On croyait donc que le pouvoir de Jésus ne valait que pour les malades et handicapés : ici on découvre qu’il peut également « réveiller, relever » un mort. Ces deux verbes serviront plus tard à désigner « la résurrection » de Jésus mais ici il faut plutôt parler de la « réanimation » de la fillette. Comme Luc racontera la réanimation du fils de la veuve de Naïn, et Jean de la réanimation de Lazare. Ces trois personnes bénéficient d’un sursis, d’une prolongation de leur vie terrestre tandis que la « résurrection » de Jésus le fera passer dans la Vie divine tout autre. Marc termine à nouveau par ce qu’on appelle l’ordre du « secret messianique ». La foule en effet voit dans ces miracles des « preuves » que Jésus est le messie qu’on imagine puissant, invincible, capable de soulever la révolte du peuple. Or Jésus refuse catégoriquement cette conception : la finale avec la passion, la croix et la résurrection révèlera un Messie Sauveur tout autre.

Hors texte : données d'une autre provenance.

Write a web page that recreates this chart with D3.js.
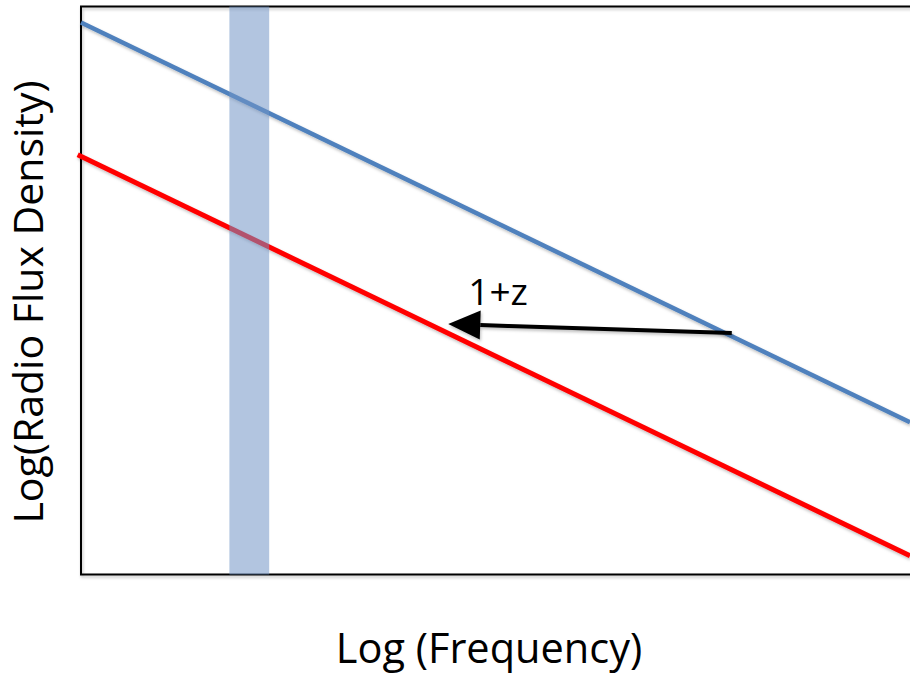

Le Pouvoir de Jésus sur la mort
Qu’a donc voulu nous dire Marc par ces récits où la mort plane ? Pour comprendre, relisons l’ensemble des deux chapitres 4 et 5.
MARC 4, 1-34 – Les paraboles constituent l’enseignement fondamental pour entrer dans la compréhension du Règne de Dieu qui vient avec Jésus. Il faut écouter, laisser sa Parole pénétrer dans nos cœurs, la préserver de la destruction, l’accepter minuscule mais animée de puissance et promise à un épanouissement extraordinaire. La foi est écoute confiante : le croyant offre sa vie pour son développement.
4, 35-41. – Comme la moisson est exposée aux pires intempéries, la vie du croyant rencontre des orages, des tempêtes où la confiance, mise à l’épreuve par le silence de Dieu qui semble sourd à nos appels de détresse, risque de faire naufrage. Mais il faut « relever » le Christ par nos supplications et il nous sauvera de tout péril.
5, 1-21 – La foi n’est pas une croyance privée, une religion consolatrice mais aurore de lumière pour l’humanité entière.
D’abord elle bute sur la violence de l’homme, sur cette ambition, cette envie d’écraser les autres, cette rage de se battre et de faire la guerre. Même au nom de Dieu. « Gott mit uns » : blasphème épouvantable. Le Messie est Paix : il chasse « les cochonneries » dans l’abîme de la mort. Mais hélas, la plupart ne veulent pas changer. Jésus n’a fait qu’un seul converti : cela suffit.
5, 25-34. – Puis la foi rencontre la femme porteuse de la vie et parfois rejetée dans la faiblesse et l’impureté. Pourtant, avant l’homme, elle ose, elle brave les interdits qui la jettent à l’écart. Elle ne se perd pas dans les grands discours : simplement en silence elle cherche le contact. Comme les autre femmes de l’évangile, elle guette Jésus, se jette à ses pieds, l’écoute en silence, trouve la vie dans sa personne.
5, 35-43. – Puis la foi rencontre l’enfant, élan de vie et de joie, et cependant menacé parfois par les adultes. Affreux scandale de la mort qui fauche une promesse de renouveau. La foi sanglote: « Talitha qoum ». Et même si l’enfant ne se réveille pas, la foi éplorée sait que Jésus lui offrira mille fois plus : il le ressuscitera avec lui.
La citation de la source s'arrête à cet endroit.